Grandfather II said the boy had to repair the toy camp; he would not leave the room until he had done so, he would not go to school, and food would be brought to his room. Grandfather II locked the door with such force that the key got bent in the lock, the lock was broken, and the boy was truly locked in. Grandfather II did not believe that his son would escape through the window: he must have felt his will was a force like gravity which locked the boy up, squeezed him inside the room as if in his fist, and now he decided to wait, without loosening his grip, to wait and let time do its work.
Left alone with the inability to do what was demanded, the boy was supposed to feel time collapsing upon him, bringing no reprieve now or in the distant future; you sit there, knowing there is no way out, and the passing hours exacerbate your condition, exhausting and destructive.
Grandfather II saw his son as a traitor, he would have disowned him had there been examples of that, but in those days it was only sons who disowned their fathers. So Grandfather II did not punish the boy—he was forcing the boy to disown himself.

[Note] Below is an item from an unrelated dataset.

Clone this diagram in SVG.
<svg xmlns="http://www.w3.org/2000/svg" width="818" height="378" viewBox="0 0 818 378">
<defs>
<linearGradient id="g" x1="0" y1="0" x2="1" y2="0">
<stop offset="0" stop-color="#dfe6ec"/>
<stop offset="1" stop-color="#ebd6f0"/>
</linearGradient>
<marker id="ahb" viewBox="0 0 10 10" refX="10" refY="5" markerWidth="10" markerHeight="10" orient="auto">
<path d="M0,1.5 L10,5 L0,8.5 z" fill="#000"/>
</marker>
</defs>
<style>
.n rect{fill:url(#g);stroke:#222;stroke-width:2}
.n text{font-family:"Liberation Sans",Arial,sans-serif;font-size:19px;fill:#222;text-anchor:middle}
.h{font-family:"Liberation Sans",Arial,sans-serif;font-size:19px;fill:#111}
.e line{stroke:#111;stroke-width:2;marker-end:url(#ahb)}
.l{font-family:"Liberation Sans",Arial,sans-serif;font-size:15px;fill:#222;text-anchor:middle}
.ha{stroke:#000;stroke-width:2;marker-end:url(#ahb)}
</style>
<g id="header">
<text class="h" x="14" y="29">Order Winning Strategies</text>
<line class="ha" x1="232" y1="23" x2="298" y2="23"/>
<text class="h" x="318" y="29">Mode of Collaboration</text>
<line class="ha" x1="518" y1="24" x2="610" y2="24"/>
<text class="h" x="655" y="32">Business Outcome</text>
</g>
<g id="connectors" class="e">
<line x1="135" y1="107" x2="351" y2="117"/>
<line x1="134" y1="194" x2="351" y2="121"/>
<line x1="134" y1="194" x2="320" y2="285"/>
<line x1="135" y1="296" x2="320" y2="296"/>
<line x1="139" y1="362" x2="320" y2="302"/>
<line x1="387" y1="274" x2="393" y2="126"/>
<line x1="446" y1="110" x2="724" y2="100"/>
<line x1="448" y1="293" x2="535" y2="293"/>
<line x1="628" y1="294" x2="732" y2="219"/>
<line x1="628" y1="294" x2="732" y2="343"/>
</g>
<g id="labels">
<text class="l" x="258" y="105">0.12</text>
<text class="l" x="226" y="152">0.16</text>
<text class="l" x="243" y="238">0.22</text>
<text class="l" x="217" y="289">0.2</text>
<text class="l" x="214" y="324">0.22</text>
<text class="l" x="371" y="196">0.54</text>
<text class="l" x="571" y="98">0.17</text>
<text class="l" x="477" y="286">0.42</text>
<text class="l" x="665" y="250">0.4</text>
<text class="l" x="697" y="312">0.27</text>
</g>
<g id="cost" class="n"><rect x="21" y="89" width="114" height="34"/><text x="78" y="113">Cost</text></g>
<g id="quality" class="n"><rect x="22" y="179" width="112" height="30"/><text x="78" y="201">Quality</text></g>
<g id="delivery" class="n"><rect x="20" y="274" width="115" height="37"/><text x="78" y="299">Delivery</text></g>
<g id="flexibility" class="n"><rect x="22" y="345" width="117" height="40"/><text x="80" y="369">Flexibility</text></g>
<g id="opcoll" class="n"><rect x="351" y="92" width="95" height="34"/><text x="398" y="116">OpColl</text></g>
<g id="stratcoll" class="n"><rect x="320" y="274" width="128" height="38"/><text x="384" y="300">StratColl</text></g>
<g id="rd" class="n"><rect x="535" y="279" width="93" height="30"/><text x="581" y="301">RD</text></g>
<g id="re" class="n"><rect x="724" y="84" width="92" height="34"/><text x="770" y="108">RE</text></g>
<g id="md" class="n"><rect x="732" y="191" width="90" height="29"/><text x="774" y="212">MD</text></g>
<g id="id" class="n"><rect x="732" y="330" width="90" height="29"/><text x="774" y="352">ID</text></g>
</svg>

Seven was no age at all, thought Grandfather II, who was used to reckoning time in prison terms—ten years, fifteen, and you still have time after that to live—so a seven-year-old had to reject himself and curse himself daily, and then Grandfather II would take him, drained, limp inside, and mold himself another son.
His wife could no longer have children, and the barrenness of her womb depressed Grandfather II, who still felt the desire for fatherhood. Fatherhood he imagined was a plastic process, similar to sculpting, and he wanted to bring into the world not a new life—a living thing while it is alive cannot be molded, it has its own laws—but something meek, suitable for his creative efforts.